Exercise inputs:
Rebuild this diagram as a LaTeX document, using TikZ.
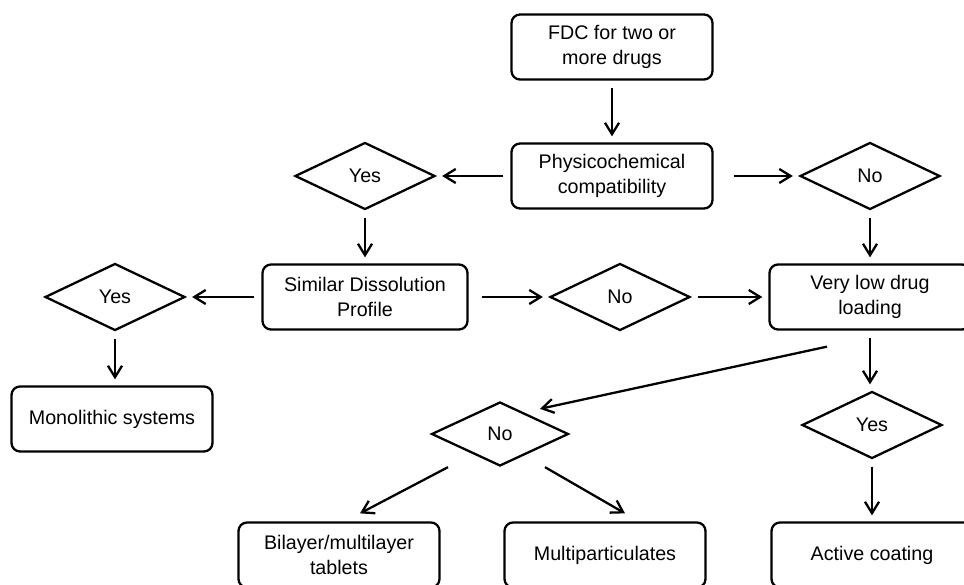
\documentclass[tikz,border=0pt]{standalone}
\usepackage{fontspec}
\setmainfont{Liberation Sans}
\usetikzlibrary{shapes.geometric,arrows.meta,calc}
\tikzset{
	box/.style={draw, line width=1.3pt, rounded corners=0.17cm, minimum width=4.02cm, minimum height=1.3cm, align=center, font=\fontsize{11.2}{14}\selectfont},
	decision/.style={draw, diamond, line width=1.3pt, inner sep=0pt, minimum width=2.8cm, minimum height=1.34cm, font=\fontsize{11.2}{14}\selectfont},
	arr/.style={-{Straight Barb[length=6.5pt,width=8pt]}, line width=1.3pt, shorten <=0.14cm, shorten >=0.12cm}
}
\begin{document}
\begin{tikzpicture}
\useasboundingbox (0, 0) rectangle (19.28, 11.68);

\node[box] (fdc) at (12.24, 10.74) {FDC for two or\\more drugs};
\node[box] (phys) at (12.24, 8.16) {Physicochemical\\compatibility};
\node[decision] (yesA) at (7.30, 8.16) {Yes};
\node[decision] (noA) at (17.40, 8.16) {No};

\node[box, minimum width=4.1cm] (similar) at (7.30, 5.74) {Similar Dissolution\\Profile};
\node[box] (verylow) at (17.40, 5.74) {Very low drug\\loading};
\node[decision] (yesB) at (2.30, 5.74) {Yes};
\node[decision] (noB) at (12.40, 5.74) {No};

\node[box] (mono) at (2.24, 3.30) {Monolithic systems};
\node[decision, minimum width=2.74cm, minimum height=1.28cm] (noC) at (10.00, 3.00) {No};
\node[decision] (yesC) at (17.44, 3.18) {Yes};

\node[box] (bilayer) at (6.78, 0.58) {Bilayer/multilayer\\tablets};
\node[box] (multi) at (12.10, 0.58) {Multiparticulates};
\node[box] (active) at (17.44, 0.58) {Active coating};

\draw[arr] (fdc) -- (phys);
\draw[arr] (phys) -- (yesA);
\draw[arr, shorten <=0.4cm] (phys) -- (noA);
\draw[arr] (yesA) -- (similar);
\draw[arr] (noA) -- (verylow);
\draw[arr] (similar) -- (yesB);
\draw[arr, shorten <=0.26cm] (similar) -- (noB);
\draw[arr] (noB) -- (verylow);
\draw[arr] (yesB.south) -- (yesB.south |- mono.north);
\draw[arr] (verylow.south) -- (verylow.south |- yesC.north);
\draw[arr] (yesC) -- (active);

\coordinate (lowfrom) at ($(verylow.south)+(-0.86,-0.32)$);
\coordinate (lowto) at ($(noC.north)+(0.8,-0.16)$);
\draw[arr, shorten <=0pt, shorten >=0pt] (lowfrom) -- (lowto);
\draw[arr, shorten <=0pt, shorten >=0pt] ($(noC.south)+(-1.04,0)$) -- ($(bilayer.north)+(0.42,0.16)$);
\draw[arr, shorten <=0pt, shorten >=0pt] ($(noC.south)+(0.9,0)$) -- ($(multi.north)+(0.4,0.16)$);
\end{tikzpicture}
\end{document}
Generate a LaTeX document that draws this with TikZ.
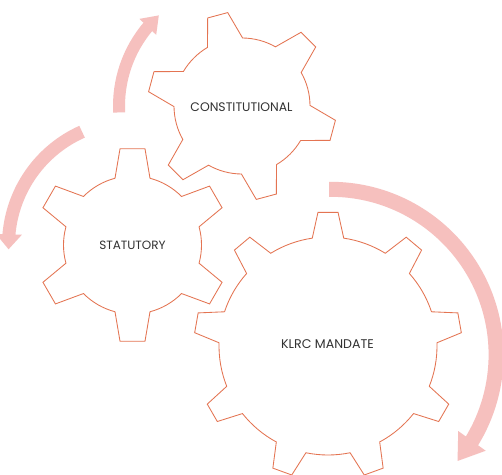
\documentclass[tikz,border=0pt]{standalone}
\usepackage{fontspec}
\setmainfont{Poppins}
\usetikzlibrary{arrows.meta,bending}
\definecolor{gearcol}{RGB}{228,116,82}
\definecolor{bandcol}{RGB}{246,192,190}
\definecolor{txtcol}{RGB}{50,50,50}
\newcommand{\mygear}[8]{%
  \draw[gearline, shift={(#1,-#2)}] ({#4-#8}:#6)
  \foreach \k in {1,...,#3}{
    -- ({#4+(\k-1)*360/#3-#7}:#5)
    -- ({#4+(\k-1)*360/#3+#7}:#5)
    -- ({#4+(\k-1)*360/#3+#8}:#6)
    arc[start angle={#4+(\k-1)*360/#3+#8}, end angle={#4+\k*360/#3-#8}, radius=#6]
  } -- cycle;
}
\tikzset{
  gearline/.style={draw=gearcol, line width=0.85pt, line join=miter},
  band/.style={draw=bandcol, line cap=butt},
  gearlabel/.style={text=txtcol, inner sep=0pt},
}
\begin{document}
\begin{tikzpicture}[x=1pt,y=1pt]
\fill[white] (0,0) rectangle (502,-474);
\useasboundingbox (0,0) rectangle (502,-474);
\coordinate (g1) at (242,-106);
\coordinate (g2) at (132.5,-245);
\coordinate (g3) at (328,-346);
\coordinate (c3) at (330.6,-354.8);
% arrows
\draw[band, line width=12pt, -{Triangle[length=16pt,width=22pt]}]
  ([shift={(183:123)}]g1) arc[start angle=183, end angle=132.5, radius=123];
\draw[band, line width=13pt, -{Triangle[length=15pt,width=25pt]}]
  ([shift={(114:124)}]g2) arc[start angle=114, end angle=182, radius=124];
\draw[band, line width=15pt, -{Triangle[length=25pt,width=32pt]}]
  ([shift={(90.5:165.5)}]c3) arc[start angle=90.5, end angle=-40, radius=165.5];
% gears
\mygear{242}{106}{6}{-15}{94.5}{68}{6.3}{15.5}
\mygear{132.5}{245}{6}{90}{97}{69}{7.4}{14.7}
\mygear{328}{346}{9}{90}{134}{109}{4.3}{8.3}
% labels
\node[gearlabel, font=\fontsize{12.4}{14}\selectfont] (t1) at (241.5,-107) {CONSTITUTIONAL};
\node[gearlabel, font=\fontsize{12}{14}\selectfont] (t2) at (132.5,-245) {STATUTORY};
\node[gearlabel, font=\fontsize{12.6}{14}\selectfont] (t3) at (327.5,-344) {KLRC MANDATE};
\end{tikzpicture}
\end{document}
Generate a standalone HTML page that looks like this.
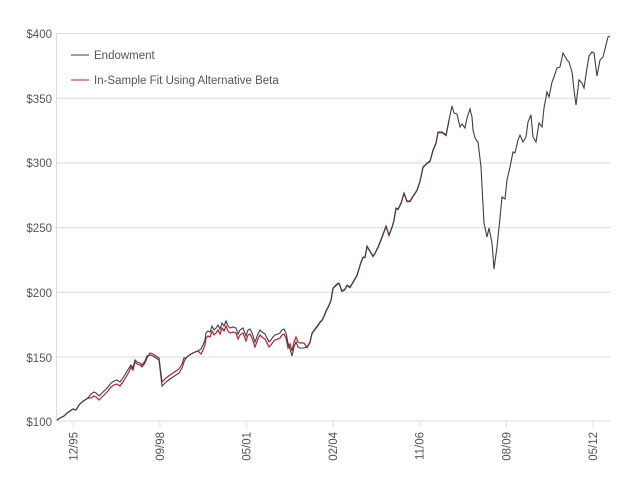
<!DOCTYPE html>
<html><head><meta charset="utf-8"><style>
body{margin:0;background:#fff;}
svg text{font-family:"Liberation Sans",sans-serif;fill:#555;font-size:11.5px;}
</style></head><body>
<svg id="s" width="635" height="491" xmlns="http://www.w3.org/2000/svg">
<g stroke="#dcdcdc" stroke-width="1">
<line x1="56" y1="33.5" x2="611" y2="33.5"/>
<line x1="56" y1="98.2" x2="611" y2="98.2"/>
<line x1="56" y1="162.9" x2="611" y2="162.9"/>
<line x1="56" y1="227.6" x2="611" y2="227.6"/>
<line x1="56" y1="292.3" x2="611" y2="292.3"/>
<line x1="56" y1="357" x2="611" y2="357"/>
<line x1="56" y1="421" x2="611" y2="421"/>
<line x1="56.5" y1="33" x2="56.5" y2="421"/>
</g>
<g text-anchor="end">
<text x="52" y="38">$400</text><text x="52" y="103">$350</text><text x="52" y="167">$300</text>
<text x="52" y="232">$250</text><text x="52" y="297">$200</text><text x="52" y="362">$150</text><text x="52" y="426">$100</text>
</g>
<g id="ticks" stroke="#dcdcdc"></g>
<g id="xl" text-anchor="end"></g>
<line x1="71" y1="55" x2="89" y2="55" stroke="#444" stroke-width="1"/>
<text x="94" y="59">Endowment</text>
<line x1="71" y1="80" x2="89" y2="80" stroke="#b5202e" stroke-width="1"/>
<text x="94" y="84">In-Sample Fit Using Alternative Beta</text>
<polyline id="r" fill="none" stroke="#b5202e" stroke-width="1.2"/>
<polyline id="e" fill="none" stroke="#3a3f44" stroke-width="1.1"/>
</svg>
<script>
var P=[[57,420],[60,418],[64,416],[67,413],[70,411],[73,409],[76,410],[79,405],[82,402],[85,400],[88,398],[91,394],[94,392],[96,393],[99,396],[102,393],[105,390],[108,387],[111,383],[114,381],[117,380],[120,382],[123,378],[126,373],[129,368],[131,365],[133,368],[135,360],[137,362],[140,363],[142,365],[145,361],[147,356],[150,355],[153,356],[156,358],[159,360],[162,386],[166,382],[170,379],[173,377],[176,375],[179,373],[182,368],[184,362],[186,358],[188,356],[191,354],[195,352],[198,351],[201,349],[203,345],[205,340],[206,333],[208,331],[210,332],[212,326],[214,330],[216,328],[218,325],[220,329],[222,323],[224,326],[226,321],[228,326],[230,328],[233,327],[236,328],[238,334],[240,330],[243,328],[246,336],[248,330],[250,329],[252,333],[255,342],[258,334],[260,330],[262,332],[265,334],[267,338],[269,342],[271,340],[273,337],[275,335],[278,334],[280,333],[282,330],[284,329],[286,333],[288,343],[290,349],[292,356],[294,347],[296,342],[298,347],[300,348],[304,348],[307,347],[310,342],[312,333],[315,329],[318,325],[320,322],[322,320],[324,316],[326,311],[329,305],[331,300],[333,288],[337,284],[339,283],[342,291],[345,289],[347,285],[350,287],[353,282],[357,275],[361,262],[363,257],[365,257],[367,246],[370,251],[373,256],[375,253],[378,247],[382,237],[386,226],[389,235],[392,227],[394,220],[396,208],[398,209],[401,203],[404,193],[407,201],[410,201],[413,196],[417,190],[420,181],[423,167],[427,163],[430,161],[433,150],[436,143],[438,132],[442,132],[446,135],[449,120],[452,106],[454,113],[457,114],[460,127],[462,124],[465,128],[467,118],[470,109],[472,117],[473,130],[475,138],[477,141],[478,142],[481,167],[484,223],[487,237],[489,228],[492,243],[494,269],[497,247],[500,218],[502,197],[505,199],[507,180],[510,167],[513,152],[515,153],[518,140],[520,135],[523,142],[526,137],[528,122],[531,115],[533,137],[536,142],[539,123],[542,127],[544,108],[547,92],[549,97],[552,82],[554,77],[557,68],[560,67],[563,53],[567,60],[569,62],[572,72],[574,90],[576,105],[579,80],[582,83],[584,88],[587,68],[589,56],[592,52],[594,53],[597,76],[600,60],[603,57],[605,49],[608,37],[610,36]];
function dy(x){if(x<90)return 0;if(x<130)return 4;if(x<150)return 2;if(x<162)return -2;if(x<185)return -4;if(x<200)return 0;if(x<290)return 5;if(x<305)return -5;return 0.6;}
document.getElementById('e').setAttribute('points',P.map(p=>p.join(',')).join(' '));
document.getElementById('r').setAttribute('points',P.filter(p=>p[0]<=449).map(p=>p[0]+','+(p[1]+dy(p[0]))).join(' '));
var L=['12/95','09/98','05/01','02/04','11/06','08/09','05/12'],t='',l='';
L.forEach(function(s,i){var x=73.3+86.6*i;t+='<line x1="'+x+'" y1="421" x2="'+x+'" y2="427"/>';
l+='<text transform="translate('+(x+4)+',432) rotate(-90)">'+s+'</text>';});
document.getElementById('ticks').innerHTML=t;document.getElementById('xl').innerHTML=l;
</script>
</body></html>
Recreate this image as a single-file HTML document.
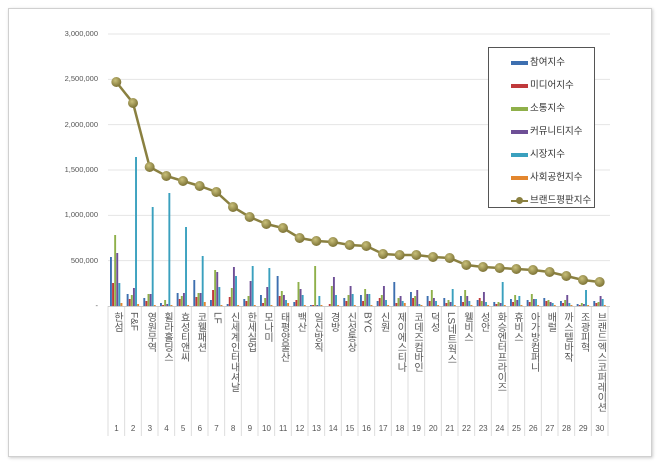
<!DOCTYPE html>
<html><head><meta charset="utf-8"><style>
body{margin:0;background:#fff;width:660px;height:465px;overflow:hidden;font-family:"Liberation Sans","Noto Sans CJK KR",sans-serif}
#frame{position:absolute;left:8px;top:8px;width:642px;height:447px;border:1px solid #d0d0d0;box-shadow:1px 1px 3px #ccc;background:#fff}
.yl{position:absolute;right:562px;font-size:7.5px;color:#555;text-align:right}
.xl{position:absolute;top:312px;width:16px;font-size:10px;color:#555;writing-mode:vertical-rl;text-orientation:mixed;line-height:16px;letter-spacing:0px}
.xn{position:absolute;top:424px;width:17px;text-align:center;font-size:8px;color:#555}
#legend{position:absolute;left:488px;top:47px;width:105px;height:159px;border:1px solid #555;background:#fff;font-size:9.5px;color:#333}
#legend div{position:absolute;left:22px;height:12px;line-height:12px;padding-left:19px}
#legend span{position:absolute;left:0;top:4px;width:17px;height:4px}
</style></head><body>
<div id="frame"></div>
<svg id="s" width="660" height="465" style="position:absolute;left:0;top:0"></svg>
<div id="labels"></div>
<div id="legend">
<div style="top:9px"><span style="background:#3d6fb0"></span>참여지수</div>
<div style="top:32px"><span style="background:#c0393b"></span>미디어지수</div>
<div style="top:55px"><span style="background:#8fb04a"></span>소통지수</div>
<div style="top:78px"><span style="background:#6e4f96"></span>커뮤니티지수</div>
<div style="top:101px"><span style="background:#3aa0be"></span>시장지수</div>
<div style="top:124px"><span style="background:#e3862e"></span>사회공헌지수</div>
<div style="top:147px"><span style="background:#8a8040;height:2px;top:5px"></span><b style="position:absolute;left:5px;top:2px;width:7px;height:7px;border-radius:50%;background:#8a8040"></b>브랜드평판지수</div>
</div>
<script>
var s=document.getElementById('s'),L=document.getElementById('labels');
var base=306,top0=34,h='';
var ylab=['-','500,000','1,000,000','1,500,000','2,000,000','2,500,000','3,000,000'];
for(var i=0;i<7;i++){var y=base-i*(base-top0)/6;
 if(i>0)h+='<line x1="108" x2="610" y1="'+y+'" y2="'+y+'" stroke="#e4e4e4" stroke-width="1"/>';
 L.innerHTML+='<div class="yl" style="top:'+(y-5)+'px">'+ylab[i]+'</div>';}
var names=['한섬','F&F','영원무역','휠라홀딩스','효성티앤씨','코웰패션','LF','신세계인터내셔날','한세실업','모나미','태평양물산','백산','일신방직','경방','신성통상','BYC','신원','제이에스티나','코데즈컴바인','덕성','LS네트웍스','웰비스','성안','화승엔터프라이즈','휴비스','아가방컴퍼니','배럴','까스텔바작','조광피혁','브랜드엑스코퍼레이션'];
var bars=[[49,23,71,53,23,3],[12,7,11,18,149,2],[8,5,12,12,99,1],[3,1,6,2,113,1],[13,7,10,13,79,1],[26,9,13,13,50,4],[6,16,36,34,19,1],[2,9,18,39,30,1],[7,5,10,25,40,1],[11,3,8,19,38,1],[30,10,15,11,6,3],[4,6,24,17,11,1],[1,1,40,1,10,1],[0,2,20,29,11,1],[8,5,11,20,12,1],[11,5,17,12,12,1],[5,8,11,20,6,1],[24,3,8,10,5,3],[14,8,10,16,2,1],[10,5,16,8,5,1],[8,3,6,4,17,1],[10,4,16,10,5,1],[6,8,5,14,4,1],[4,2,4,3,24,1],[7,4,11,6,10,1],[6,4,12,7,7,1],[8,5,6,4,3,1],[5,3,6,11,3,1],[2,1,3,2,16,1],[5,3,4,10,7,1]];
var cols=['#3d6fb0','#c0393b','#8fb04a','#6e4f96','#3aa0be','#e3862e'];
var ly=[82,103,167,176,181,186,192,207,217,224,228,238,241,242,245,246,254,255,255,257,258,265,267,268,269,270,272,276,280,282];
var cw=500/30,pts=[];
for(var c=0;c<30;c++){var x0=108+c*cw,cx=x0+cw/2;
 for(var k=0;k<6;k++){var b=bars[c][k];if(b>0)h+='<rect x="'+(x0+2+k*2.1)+'" y="'+(base-b)+'" width="1.9" height="'+b+'" fill="'+cols[k]+'"/>';}
 h+='<line x1="'+(x0+cw)+'" x2="'+(x0+cw)+'" y1="306" y2="436" stroke="#ddd" stroke-width="1"/>';
 pts.push(cx+','+ly[c]);
 L.innerHTML+='<div class="xl" style="left:'+(x0+0.5)+'px">'+names[c]+'</div><div class="xn" style="left:'+(x0)+'px">'+(c+1)+'</div>';}
h+='<line x1="108" x2="108" y1="306" y2="436" stroke="#ddd"/>';
h+='<line x1="108" x2="610" y1="306.5" y2="306.5" stroke="#ccc"/>';
h+='<polyline points="'+pts.join(' ')+'" fill="none" stroke="#8a8040" stroke-width="2.5"/>';
h+='<defs><radialGradient id="g" cx="40%" cy="35%" r="65%"><stop offset="0" stop-color="#c9c07a"/><stop offset="1" stop-color="#7d7336"/></radialGradient></defs>';
for(var c=0;c<30;c++){var p=pts[c].split(',');h+='<circle cx="'+p[0]+'" cy="'+p[1]+'" r="5" fill="url(#g)"/>';}
s.innerHTML=h;
</script>
</body></html>
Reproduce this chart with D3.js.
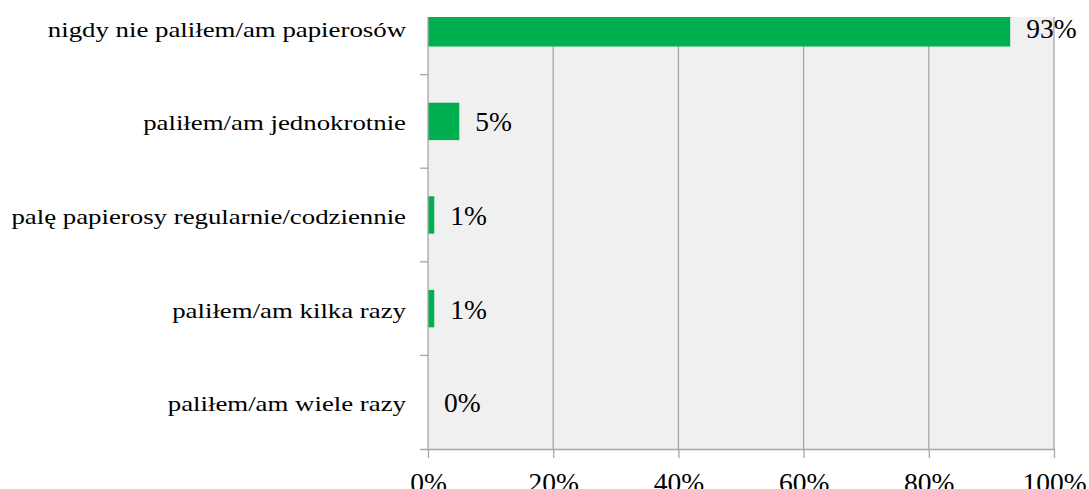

Task goal:
Repeat the lines above, starting at the first and stopping after the line that holds "at (12.40, 5.74)", with the pictures left out.

Solution below:
Rebuild this diagram as a LaTeX document, using TikZ.
\documentclass[tikz,border=0pt]{standalone}
\usepackage{fontspec}
\setmainfont{Liberation Sans}
\usetikzlibrary{shapes.geometric,arrows.meta,calc}
\tikzset{
	box/.style={draw, line width=1.3pt, rounded corners=0.17cm, minimum width=4.02cm, minimum height=1.3cm, align=center, font=\fontsize{11.2}{14}\selectfont},
	decision/.style={draw, diamond, line width=1.3pt, inner sep=0pt, minimum width=2.8cm, minimum height=1.34cm, font=\fontsize{11.2}{14}\selectfont},
	arr/.style={-{Straight Barb[length=6.5pt,width=8pt]}, line width=1.3pt, shorten <=0.14cm, shorten >=0.12cm}
}
\begin{document}
\begin{tikzpicture}
\useasboundingbox (0, 0) rectangle (19.28, 11.68);

\node[box] (fdc) at (12.24, 10.74) {FDC for two or\\more drugs};
\node[box] (phys) at (12.24, 8.16) {Physicochemical\\compatibility};
\node[decision] (yesA) at (7.30, 8.16) {Yes};
\node[decision] (noA) at (17.40, 8.16) {No};

\node[box, minimum width=4.1cm] (similar) at (7.30, 5.74) {Similar Dissolution\\Profile};
\node[box] (verylow) at (17.40, 5.74) {Very low drug\\loading};
\node[decision] (yesB) at (2.30, 5.74) {Yes};
\node[decision] (noB) at (12.40, 5.74) {No};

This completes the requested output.